→ Task details
Extract, unchanged, every line from the top of the material below through the line with "from bokeh.resources import INLINE", and no more.
◇ ◇ ◇ ◇
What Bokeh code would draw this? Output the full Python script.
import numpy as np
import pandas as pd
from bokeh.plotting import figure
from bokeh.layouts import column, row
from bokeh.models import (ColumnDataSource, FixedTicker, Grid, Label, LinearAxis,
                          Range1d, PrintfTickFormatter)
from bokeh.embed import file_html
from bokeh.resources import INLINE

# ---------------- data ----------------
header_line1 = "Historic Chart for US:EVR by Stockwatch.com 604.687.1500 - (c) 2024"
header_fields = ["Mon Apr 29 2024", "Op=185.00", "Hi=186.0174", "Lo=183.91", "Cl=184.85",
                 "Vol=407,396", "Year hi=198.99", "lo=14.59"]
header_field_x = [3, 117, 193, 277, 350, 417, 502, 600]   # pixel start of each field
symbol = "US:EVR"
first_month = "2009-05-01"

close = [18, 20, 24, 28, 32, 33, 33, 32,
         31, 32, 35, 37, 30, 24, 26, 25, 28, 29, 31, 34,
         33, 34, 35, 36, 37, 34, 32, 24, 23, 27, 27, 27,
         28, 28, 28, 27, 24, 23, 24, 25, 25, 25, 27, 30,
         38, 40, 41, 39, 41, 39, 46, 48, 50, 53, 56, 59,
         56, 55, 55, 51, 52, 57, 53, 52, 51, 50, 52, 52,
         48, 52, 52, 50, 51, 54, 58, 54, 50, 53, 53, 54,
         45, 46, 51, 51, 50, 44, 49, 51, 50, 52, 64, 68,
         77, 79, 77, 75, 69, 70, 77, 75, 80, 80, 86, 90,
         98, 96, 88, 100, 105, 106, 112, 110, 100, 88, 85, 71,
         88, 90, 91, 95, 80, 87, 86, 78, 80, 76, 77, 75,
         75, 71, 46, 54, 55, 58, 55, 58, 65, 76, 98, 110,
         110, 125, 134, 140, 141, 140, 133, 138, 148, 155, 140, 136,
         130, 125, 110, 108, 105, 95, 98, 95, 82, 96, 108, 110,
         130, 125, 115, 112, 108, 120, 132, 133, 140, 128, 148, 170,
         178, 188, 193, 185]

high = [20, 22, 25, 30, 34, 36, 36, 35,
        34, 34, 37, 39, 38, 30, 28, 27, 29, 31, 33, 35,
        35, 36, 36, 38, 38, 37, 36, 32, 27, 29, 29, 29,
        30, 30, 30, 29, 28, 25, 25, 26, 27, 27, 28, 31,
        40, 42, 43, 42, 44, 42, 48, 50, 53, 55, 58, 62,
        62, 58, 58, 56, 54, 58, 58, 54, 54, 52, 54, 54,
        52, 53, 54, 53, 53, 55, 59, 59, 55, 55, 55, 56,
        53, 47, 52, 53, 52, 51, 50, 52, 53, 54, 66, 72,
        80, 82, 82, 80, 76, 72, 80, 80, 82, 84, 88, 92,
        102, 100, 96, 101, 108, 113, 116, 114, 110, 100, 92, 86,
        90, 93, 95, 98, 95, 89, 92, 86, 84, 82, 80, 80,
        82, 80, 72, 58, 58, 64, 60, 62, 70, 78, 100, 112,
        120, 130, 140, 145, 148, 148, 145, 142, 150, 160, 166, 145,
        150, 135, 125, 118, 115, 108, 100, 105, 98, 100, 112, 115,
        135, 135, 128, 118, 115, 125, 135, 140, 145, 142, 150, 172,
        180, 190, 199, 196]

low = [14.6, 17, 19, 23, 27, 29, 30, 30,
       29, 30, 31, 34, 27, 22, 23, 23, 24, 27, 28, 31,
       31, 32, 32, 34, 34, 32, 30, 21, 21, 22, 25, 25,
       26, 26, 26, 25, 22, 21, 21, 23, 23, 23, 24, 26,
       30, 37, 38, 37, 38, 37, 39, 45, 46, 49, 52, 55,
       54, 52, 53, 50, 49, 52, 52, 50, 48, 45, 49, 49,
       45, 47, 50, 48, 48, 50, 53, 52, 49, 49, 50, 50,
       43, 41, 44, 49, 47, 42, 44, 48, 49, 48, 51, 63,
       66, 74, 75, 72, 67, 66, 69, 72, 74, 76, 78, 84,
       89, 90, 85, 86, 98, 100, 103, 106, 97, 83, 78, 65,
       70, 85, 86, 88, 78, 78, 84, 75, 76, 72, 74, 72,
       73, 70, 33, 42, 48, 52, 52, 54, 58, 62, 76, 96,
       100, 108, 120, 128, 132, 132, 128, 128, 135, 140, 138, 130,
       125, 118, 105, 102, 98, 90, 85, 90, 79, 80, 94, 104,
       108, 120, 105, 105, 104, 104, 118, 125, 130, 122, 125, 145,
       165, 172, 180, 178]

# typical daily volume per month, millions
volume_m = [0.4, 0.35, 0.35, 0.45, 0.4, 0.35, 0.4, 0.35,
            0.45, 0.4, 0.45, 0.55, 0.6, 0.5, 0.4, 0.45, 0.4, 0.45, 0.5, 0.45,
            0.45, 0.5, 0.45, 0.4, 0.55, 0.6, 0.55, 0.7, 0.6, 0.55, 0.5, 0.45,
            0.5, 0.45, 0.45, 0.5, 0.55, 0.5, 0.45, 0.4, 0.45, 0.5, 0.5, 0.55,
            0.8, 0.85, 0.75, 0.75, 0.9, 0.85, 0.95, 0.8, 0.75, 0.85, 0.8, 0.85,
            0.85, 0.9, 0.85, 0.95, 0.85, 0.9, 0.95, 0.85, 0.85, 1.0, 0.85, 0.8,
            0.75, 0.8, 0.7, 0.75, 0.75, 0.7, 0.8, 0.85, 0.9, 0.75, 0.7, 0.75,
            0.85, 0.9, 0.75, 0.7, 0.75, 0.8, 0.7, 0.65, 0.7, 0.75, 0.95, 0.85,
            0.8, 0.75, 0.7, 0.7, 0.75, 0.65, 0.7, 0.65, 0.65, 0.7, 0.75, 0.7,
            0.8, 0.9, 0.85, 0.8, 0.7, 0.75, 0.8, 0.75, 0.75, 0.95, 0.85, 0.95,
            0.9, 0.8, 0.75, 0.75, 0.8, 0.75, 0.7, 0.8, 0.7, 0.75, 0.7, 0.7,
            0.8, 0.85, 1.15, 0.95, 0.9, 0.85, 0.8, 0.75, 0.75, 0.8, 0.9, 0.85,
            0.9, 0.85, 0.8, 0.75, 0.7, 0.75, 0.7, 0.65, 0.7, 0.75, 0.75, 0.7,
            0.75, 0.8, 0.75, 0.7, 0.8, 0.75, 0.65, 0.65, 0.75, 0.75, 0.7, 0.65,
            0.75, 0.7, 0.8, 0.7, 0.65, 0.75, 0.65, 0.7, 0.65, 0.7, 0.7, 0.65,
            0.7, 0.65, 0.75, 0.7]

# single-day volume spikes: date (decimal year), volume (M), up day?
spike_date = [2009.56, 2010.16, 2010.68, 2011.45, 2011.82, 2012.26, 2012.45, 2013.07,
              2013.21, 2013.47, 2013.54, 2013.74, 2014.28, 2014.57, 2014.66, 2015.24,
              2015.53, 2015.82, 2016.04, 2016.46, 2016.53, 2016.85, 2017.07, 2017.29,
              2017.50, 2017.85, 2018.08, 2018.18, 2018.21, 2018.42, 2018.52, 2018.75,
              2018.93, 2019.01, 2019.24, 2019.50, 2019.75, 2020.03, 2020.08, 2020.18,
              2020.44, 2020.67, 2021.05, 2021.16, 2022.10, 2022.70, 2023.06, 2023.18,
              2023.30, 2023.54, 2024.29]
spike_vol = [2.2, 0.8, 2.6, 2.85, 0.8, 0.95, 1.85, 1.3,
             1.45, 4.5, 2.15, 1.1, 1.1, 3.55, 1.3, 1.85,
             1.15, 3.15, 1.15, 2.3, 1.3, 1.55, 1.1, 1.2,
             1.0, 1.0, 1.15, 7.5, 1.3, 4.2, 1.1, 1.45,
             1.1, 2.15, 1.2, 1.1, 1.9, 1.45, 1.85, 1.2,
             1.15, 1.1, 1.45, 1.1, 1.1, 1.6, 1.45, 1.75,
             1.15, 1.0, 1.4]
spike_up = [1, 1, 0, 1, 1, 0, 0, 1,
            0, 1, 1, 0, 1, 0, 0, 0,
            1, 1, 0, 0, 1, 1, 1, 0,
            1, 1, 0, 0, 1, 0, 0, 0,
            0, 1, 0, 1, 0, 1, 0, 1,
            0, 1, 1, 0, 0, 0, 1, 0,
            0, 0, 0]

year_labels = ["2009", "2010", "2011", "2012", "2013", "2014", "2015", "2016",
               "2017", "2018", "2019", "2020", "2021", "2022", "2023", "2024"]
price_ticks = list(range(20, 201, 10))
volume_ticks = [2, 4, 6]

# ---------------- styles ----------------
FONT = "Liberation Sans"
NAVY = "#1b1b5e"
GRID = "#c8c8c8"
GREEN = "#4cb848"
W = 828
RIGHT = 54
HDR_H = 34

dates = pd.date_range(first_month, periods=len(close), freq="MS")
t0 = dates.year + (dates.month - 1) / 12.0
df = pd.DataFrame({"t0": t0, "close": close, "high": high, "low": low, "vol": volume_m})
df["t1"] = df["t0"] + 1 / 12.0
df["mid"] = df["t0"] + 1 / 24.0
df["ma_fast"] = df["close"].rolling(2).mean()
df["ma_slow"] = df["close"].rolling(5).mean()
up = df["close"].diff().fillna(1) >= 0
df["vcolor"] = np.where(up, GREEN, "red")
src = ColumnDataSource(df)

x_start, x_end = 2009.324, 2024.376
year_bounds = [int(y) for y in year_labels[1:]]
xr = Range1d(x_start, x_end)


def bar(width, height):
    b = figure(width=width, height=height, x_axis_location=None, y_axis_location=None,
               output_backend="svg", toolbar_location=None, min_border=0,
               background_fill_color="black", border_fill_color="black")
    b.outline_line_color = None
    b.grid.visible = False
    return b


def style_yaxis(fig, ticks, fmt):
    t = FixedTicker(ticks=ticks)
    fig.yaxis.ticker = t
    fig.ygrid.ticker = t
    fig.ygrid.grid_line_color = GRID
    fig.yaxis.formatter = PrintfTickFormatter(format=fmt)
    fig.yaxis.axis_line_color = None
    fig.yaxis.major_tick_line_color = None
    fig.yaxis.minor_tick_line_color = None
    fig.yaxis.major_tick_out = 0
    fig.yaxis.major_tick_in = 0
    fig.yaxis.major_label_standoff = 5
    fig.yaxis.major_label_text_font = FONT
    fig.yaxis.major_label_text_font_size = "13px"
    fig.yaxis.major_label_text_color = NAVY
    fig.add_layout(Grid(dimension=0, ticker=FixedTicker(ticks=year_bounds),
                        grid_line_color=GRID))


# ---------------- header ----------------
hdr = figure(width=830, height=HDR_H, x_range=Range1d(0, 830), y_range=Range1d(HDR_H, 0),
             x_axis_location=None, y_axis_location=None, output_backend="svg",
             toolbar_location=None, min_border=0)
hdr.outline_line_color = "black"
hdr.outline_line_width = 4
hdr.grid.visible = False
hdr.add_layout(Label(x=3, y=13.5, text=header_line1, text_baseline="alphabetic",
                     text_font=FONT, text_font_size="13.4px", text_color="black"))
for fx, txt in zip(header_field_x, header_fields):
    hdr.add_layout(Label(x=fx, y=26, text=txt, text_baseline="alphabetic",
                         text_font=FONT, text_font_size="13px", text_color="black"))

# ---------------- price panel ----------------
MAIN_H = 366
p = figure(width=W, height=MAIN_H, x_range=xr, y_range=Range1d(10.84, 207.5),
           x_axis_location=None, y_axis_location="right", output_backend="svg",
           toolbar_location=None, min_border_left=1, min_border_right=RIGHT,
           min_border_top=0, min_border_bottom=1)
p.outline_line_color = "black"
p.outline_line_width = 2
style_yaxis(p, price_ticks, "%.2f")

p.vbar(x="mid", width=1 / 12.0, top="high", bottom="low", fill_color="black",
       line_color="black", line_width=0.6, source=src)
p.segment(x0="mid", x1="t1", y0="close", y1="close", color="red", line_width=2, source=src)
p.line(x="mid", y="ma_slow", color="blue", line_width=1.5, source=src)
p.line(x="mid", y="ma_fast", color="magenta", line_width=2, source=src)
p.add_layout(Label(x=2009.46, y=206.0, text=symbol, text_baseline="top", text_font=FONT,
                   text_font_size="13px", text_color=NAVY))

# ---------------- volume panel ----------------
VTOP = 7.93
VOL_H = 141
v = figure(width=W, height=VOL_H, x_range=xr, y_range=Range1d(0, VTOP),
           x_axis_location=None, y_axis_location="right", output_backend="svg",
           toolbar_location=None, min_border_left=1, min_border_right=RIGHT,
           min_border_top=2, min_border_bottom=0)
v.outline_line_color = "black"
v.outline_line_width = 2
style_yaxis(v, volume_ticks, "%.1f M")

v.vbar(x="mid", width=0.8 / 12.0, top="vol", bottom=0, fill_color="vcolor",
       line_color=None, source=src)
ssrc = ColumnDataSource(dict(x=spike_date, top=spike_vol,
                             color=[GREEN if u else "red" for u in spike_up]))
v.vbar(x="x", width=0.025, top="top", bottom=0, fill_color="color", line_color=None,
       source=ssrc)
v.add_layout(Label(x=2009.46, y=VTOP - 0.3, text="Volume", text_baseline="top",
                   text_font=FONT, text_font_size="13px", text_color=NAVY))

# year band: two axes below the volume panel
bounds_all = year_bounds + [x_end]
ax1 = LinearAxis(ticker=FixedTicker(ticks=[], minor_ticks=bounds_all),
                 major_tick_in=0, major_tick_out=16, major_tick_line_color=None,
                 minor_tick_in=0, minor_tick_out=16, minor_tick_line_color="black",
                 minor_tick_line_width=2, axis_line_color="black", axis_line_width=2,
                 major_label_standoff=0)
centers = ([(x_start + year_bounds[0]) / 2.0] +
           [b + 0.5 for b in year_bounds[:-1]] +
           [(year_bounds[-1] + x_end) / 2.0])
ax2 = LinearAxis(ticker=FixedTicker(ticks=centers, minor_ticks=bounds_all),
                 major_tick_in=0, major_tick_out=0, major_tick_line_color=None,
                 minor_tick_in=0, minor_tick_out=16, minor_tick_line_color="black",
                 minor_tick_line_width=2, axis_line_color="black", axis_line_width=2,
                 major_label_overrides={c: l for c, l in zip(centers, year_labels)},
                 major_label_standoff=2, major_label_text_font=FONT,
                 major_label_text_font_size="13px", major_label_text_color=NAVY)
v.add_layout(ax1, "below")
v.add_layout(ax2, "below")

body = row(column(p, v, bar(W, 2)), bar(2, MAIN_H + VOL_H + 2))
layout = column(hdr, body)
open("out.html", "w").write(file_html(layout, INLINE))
◇ ◇ ◇ ◇
→ Result
What Bokeh code would draw this? Output the full Python script.
import numpy as np
import pandas as pd
from bokeh.plotting import figure
from bokeh.layouts import column, row
from bokeh.models import (ColumnDataSource, FixedTicker, Grid, Label, LinearAxis,
                          Range1d, PrintfTickFormatter)
from bokeh.embed import file_html
from bokeh.resources import INLINE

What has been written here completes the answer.